Hayes in the House: Getting tough on internet trolls - by MP John Hayes

MP John Hayes.
MP John Hayes.

In the book ‘The Long Tail’, published in 2008, Chris Anderson argued that because of the internet we would be unrestricted in our choice of media, entertainment and even company.

Isn’t it odd how the facile notion that endless options equal nirvana has such a hold on simple minds?

Six years on we can judge, with greater knowledge, the mixed effects of the internet age.

The case for the prosecution is powerful. Evidence suggests that, though undeniably a means of facilitating easier communication, the internet impoverishes our culture by too often vulgarising the subjects of common discourse; rather than spicing the variety of life, as so many hoped it would, it has more often aided the triumph of deadening ubiquity and a downward journey to the lowest common denominator.

Technology which promised to bring us closer together has more frequently kept us apart. Take online shopping – Amazon, perhaps the worst culprit, has launched an assault on high street bookshops with the chief victims being idiosyncratic independent retailers.

Thank goodness for shops like Spalding’s Bookmark which are holding the line for all that is charmingly particular and elevated.

Worse still, the internet nurtures the dangerous illusion of anonymity. From behind the safety of locked doors, some people believe they are entitled to make hateful comments and idle threats – of the kind that would never be tolerated by the responsible, local printed press – free from reprisals.

Internet abuse is a form of bullying, inflicting misery on its victims and their families, which is why the government is changing the law to get tough on these so-called internet trolls.

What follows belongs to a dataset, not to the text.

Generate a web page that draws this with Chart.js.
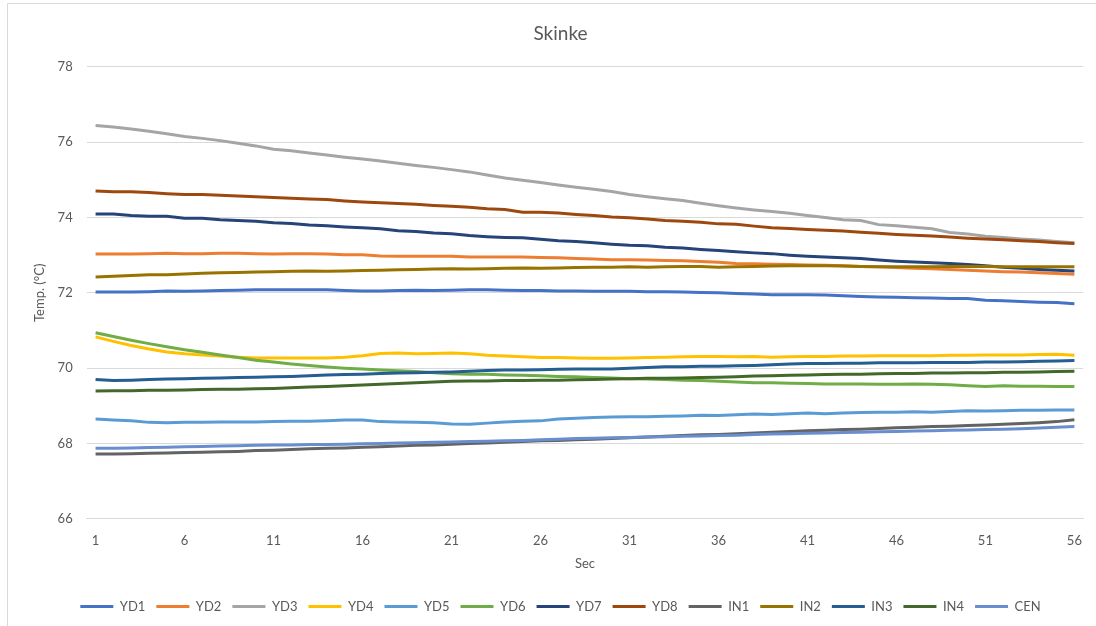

These online cowards who target others with abuse and offensive material will face up to two years in prison. The police will get more time to investigate cases of online abuse, extending greater protection to the victims of this internet crime.

By cheapening and 
trivialising our national 
conversation, the internet has greatly strengthened those voices that put comment above consideration, judgement above due process and, ultimately cruelty above 
compassion.

It’s time the internet trolls were turned to stone by the pure light of truth.